• _WHAT IS NEEDED_: Copy everything in the listing below word for word, apart from any images.

• _PROVIDED DATA_:

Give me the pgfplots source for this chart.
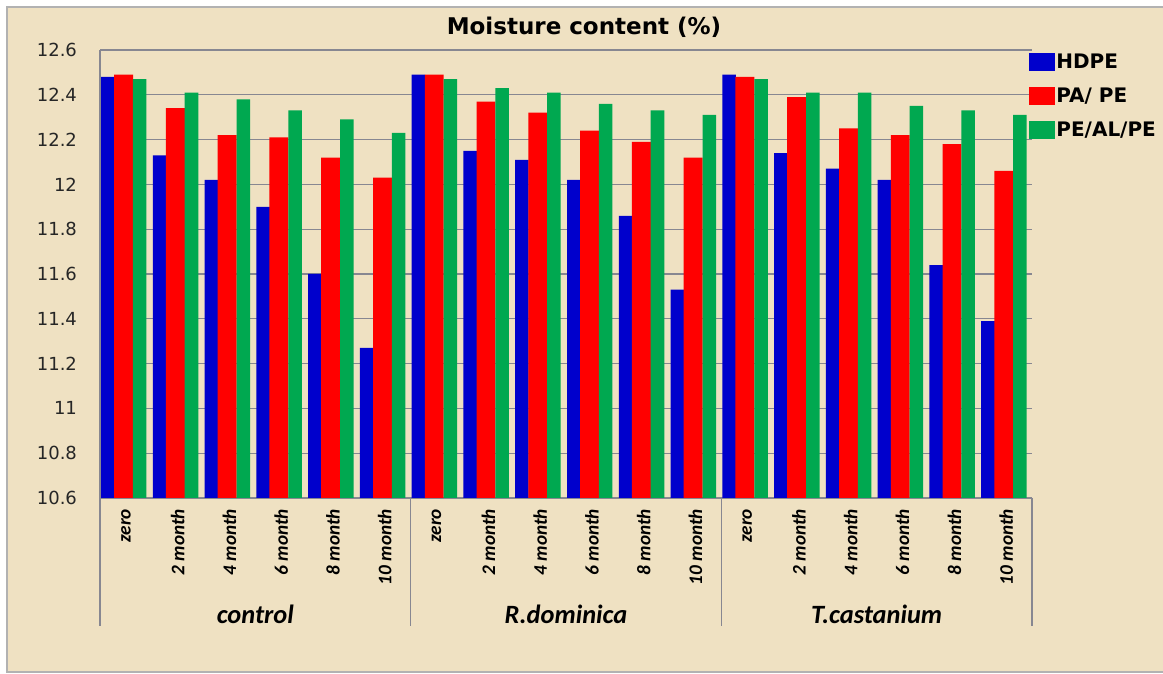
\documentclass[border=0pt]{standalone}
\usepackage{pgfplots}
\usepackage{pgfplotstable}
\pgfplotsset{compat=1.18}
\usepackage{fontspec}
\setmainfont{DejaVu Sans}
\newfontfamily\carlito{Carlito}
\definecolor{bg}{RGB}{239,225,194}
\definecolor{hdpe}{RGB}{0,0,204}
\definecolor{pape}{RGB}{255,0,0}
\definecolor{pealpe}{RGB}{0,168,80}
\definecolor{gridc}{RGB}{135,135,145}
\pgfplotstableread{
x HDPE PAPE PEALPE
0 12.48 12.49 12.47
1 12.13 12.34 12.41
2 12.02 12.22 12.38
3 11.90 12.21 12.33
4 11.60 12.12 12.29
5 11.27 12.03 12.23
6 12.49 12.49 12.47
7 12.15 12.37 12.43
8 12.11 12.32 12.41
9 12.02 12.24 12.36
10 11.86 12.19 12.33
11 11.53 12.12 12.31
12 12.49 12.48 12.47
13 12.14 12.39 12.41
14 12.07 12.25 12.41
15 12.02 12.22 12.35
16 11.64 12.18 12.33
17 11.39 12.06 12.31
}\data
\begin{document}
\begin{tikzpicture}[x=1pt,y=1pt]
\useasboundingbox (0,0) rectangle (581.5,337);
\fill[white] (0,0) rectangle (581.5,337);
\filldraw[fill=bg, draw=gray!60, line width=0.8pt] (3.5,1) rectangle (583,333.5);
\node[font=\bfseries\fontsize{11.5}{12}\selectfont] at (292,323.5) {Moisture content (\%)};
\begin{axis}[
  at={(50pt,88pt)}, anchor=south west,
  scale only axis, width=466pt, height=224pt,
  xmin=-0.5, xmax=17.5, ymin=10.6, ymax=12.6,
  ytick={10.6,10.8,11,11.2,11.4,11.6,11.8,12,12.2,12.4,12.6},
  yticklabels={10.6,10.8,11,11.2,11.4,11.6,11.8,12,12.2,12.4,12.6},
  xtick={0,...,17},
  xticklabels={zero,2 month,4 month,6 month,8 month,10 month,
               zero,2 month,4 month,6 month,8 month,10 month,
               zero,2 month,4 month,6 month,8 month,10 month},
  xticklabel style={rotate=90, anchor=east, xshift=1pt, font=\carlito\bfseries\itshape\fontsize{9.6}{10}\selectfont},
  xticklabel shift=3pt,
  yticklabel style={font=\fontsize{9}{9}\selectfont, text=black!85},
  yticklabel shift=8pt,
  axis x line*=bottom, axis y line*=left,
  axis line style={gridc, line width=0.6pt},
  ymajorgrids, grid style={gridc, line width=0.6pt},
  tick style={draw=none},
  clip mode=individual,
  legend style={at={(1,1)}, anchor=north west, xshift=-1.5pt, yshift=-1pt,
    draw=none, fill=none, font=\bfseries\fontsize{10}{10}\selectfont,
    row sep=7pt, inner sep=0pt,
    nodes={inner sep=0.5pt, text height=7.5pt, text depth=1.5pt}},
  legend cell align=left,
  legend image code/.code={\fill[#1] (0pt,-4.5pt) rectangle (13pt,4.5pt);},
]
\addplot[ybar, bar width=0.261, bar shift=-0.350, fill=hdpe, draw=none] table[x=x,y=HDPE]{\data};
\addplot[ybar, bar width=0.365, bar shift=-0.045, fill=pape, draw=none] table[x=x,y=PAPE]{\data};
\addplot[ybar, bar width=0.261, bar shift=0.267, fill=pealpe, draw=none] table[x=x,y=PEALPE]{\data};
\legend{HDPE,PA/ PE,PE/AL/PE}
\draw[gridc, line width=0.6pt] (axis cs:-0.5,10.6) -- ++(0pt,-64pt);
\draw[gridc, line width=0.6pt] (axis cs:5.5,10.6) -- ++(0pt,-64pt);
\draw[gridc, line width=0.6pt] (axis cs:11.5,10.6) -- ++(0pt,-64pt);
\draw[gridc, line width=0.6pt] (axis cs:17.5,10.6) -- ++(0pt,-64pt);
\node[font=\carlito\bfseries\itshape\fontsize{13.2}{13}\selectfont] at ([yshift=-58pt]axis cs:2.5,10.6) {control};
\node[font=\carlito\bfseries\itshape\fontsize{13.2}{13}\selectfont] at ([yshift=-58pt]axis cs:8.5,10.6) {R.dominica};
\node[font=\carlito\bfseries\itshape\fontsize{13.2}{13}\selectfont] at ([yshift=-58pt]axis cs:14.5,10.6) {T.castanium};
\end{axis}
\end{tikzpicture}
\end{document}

• _REPLY_:
Give me the pgfplots source for this chart.
\documentclass[border=0pt]{standalone}
\usepackage{pgfplots}
\usepackage{pgfplotstable}
\pgfplotsset{compat=1.18}
\usepackage{fontspec}
\setmainfont{DejaVu Sans}
\newfontfamily\carlito{Carlito}
\definecolor{bg}{RGB}{239,225,194}
\definecolor{hdpe}{RGB}{0,0,204}
\definecolor{pape}{RGB}{255,0,0}
\definecolor{pealpe}{RGB}{0,168,80}
\definecolor{gridc}{RGB}{135,135,145}
\pgfplotstableread{
x HDPE PAPE PEALPE
0 12.48 12.49 12.47
1 12.13 12.34 12.41
2 12.02 12.22 12.38
3 11.90 12.21 12.33
4 11.60 12.12 12.29
5 11.27 12.03 12.23
6 12.49 12.49 12.47
7 12.15 12.37 12.43
8 12.11 12.32 12.41
9 12.02 12.24 12.36
10 11.86 12.19 12.33
11 11.53 12.12 12.31
12 12.49 12.48 12.47
13 12.14 12.39 12.41
14 12.07 12.25 12.41
15 12.02 12.22 12.35
16 11.64 12.18 12.33
17 11.39 12.06 12.31
}\data
\begin{document}
\begin{tikzpicture}[x=1pt,y=1pt]
\useasboundingbox (0,0) rectangle (581.5,337);
\fill[white] (0,0) rectangle (581.5,337);
\filldraw[fill=bg, draw=gray!60, line width=0.8pt] (3.5,1) rectangle (583,333.5);
\node[font=\bfseries\fontsize{11.5}{12}\selectfont] at (292,323.5) {Moisture content (\%)};
\begin{axis}[
  at={(50pt,88pt)}, anchor=south west,
  scale only axis, width=466pt, height=224pt,
  xmin=-0.5, xmax=17.5, ymin=10.6, ymax=12.6,
  ytick={10.6,10.8,11,11.2,11.4,11.6,11.8,12,12.2,12.4,12.6},
  yticklabels={10.6,10.8,11,11.2,11.4,11.6,11.8,12,12.2,12.4,12.6},
  xtick={0,...,17},
  xticklabels={zero,2 month,4 month,6 month,8 month,10 month,
               zero,2 month,4 month,6 month,8 month,10 month,
               zero,2 month,4 month,6 month,8 month,10 month},
  xticklabel style={rotate=90, anchor=east, xshift=1pt, font=\carlito\bfseries\itshape\fontsize{9.6}{10}\selectfont},
  xticklabel shift=3pt,
  yticklabel style={font=\fontsize{9}{9}\selectfont, text=black!85},
  yticklabel shift=8pt,
  axis x line*=bottom, axis y line*=left,
  axis line style={gridc, line width=0.6pt},
  ymajorgrids, grid style={gridc, line width=0.6pt},
  tick style={draw=none},
  clip mode=individual,
  legend style={at={(1,1)}, anchor=north west, xshift=-1.5pt, yshift=-1pt,
    draw=none, fill=none, font=\bfseries\fontsize{10}{10}\selectfont,
    row sep=7pt, inner sep=0pt,
    nodes={inner sep=0.5pt, text height=7.5pt, text depth=1.5pt}},
  legend cell align=left,
  legend image code/.code={\fill[#1] (0pt,-4.5pt) rectangle (13pt,4.5pt);},
]
\addplot[ybar, bar width=0.261, bar shift=-0.350, fill=hdpe, draw=none] table[x=x,y=HDPE]{\data};
\addplot[ybar, bar width=0.365, bar shift=-0.045, fill=pape, draw=none] table[x=x,y=PAPE]{\data};
\addplot[ybar, bar width=0.261, bar shift=0.267, fill=pealpe, draw=none] table[x=x,y=PEALPE]{\data};
\legend{HDPE,PA/ PE,PE/AL/PE}
\draw[gridc, line width=0.6pt] (axis cs:-0.5,10.6) -- ++(0pt,-64pt);
\draw[gridc, line width=0.6pt] (axis cs:5.5,10.6) -- ++(0pt,-64pt);
\draw[gridc, line width=0.6pt] (axis cs:11.5,10.6) -- ++(0pt,-64pt);
\draw[gridc, line width=0.6pt] (axis cs:17.5,10.6) -- ++(0pt,-64pt);
\node[font=\carlito\bfseries\itshape\fontsize{13.2}{13}\selectfont] at ([yshift=-58pt]axis cs:2.5,10.6) {control};
\node[font=\carlito\bfseries\itshape\fontsize{13.2}{13}\selectfont] at ([yshift=-58pt]axis cs:8.5,10.6) {R.dominica};
\node[font=\carlito\bfseries\itshape\fontsize{13.2}{13}\selectfont] at ([yshift=-58pt]axis cs:14.5,10.6) {T.castanium};
\end{axis}
\end{tikzpicture}
\end{document}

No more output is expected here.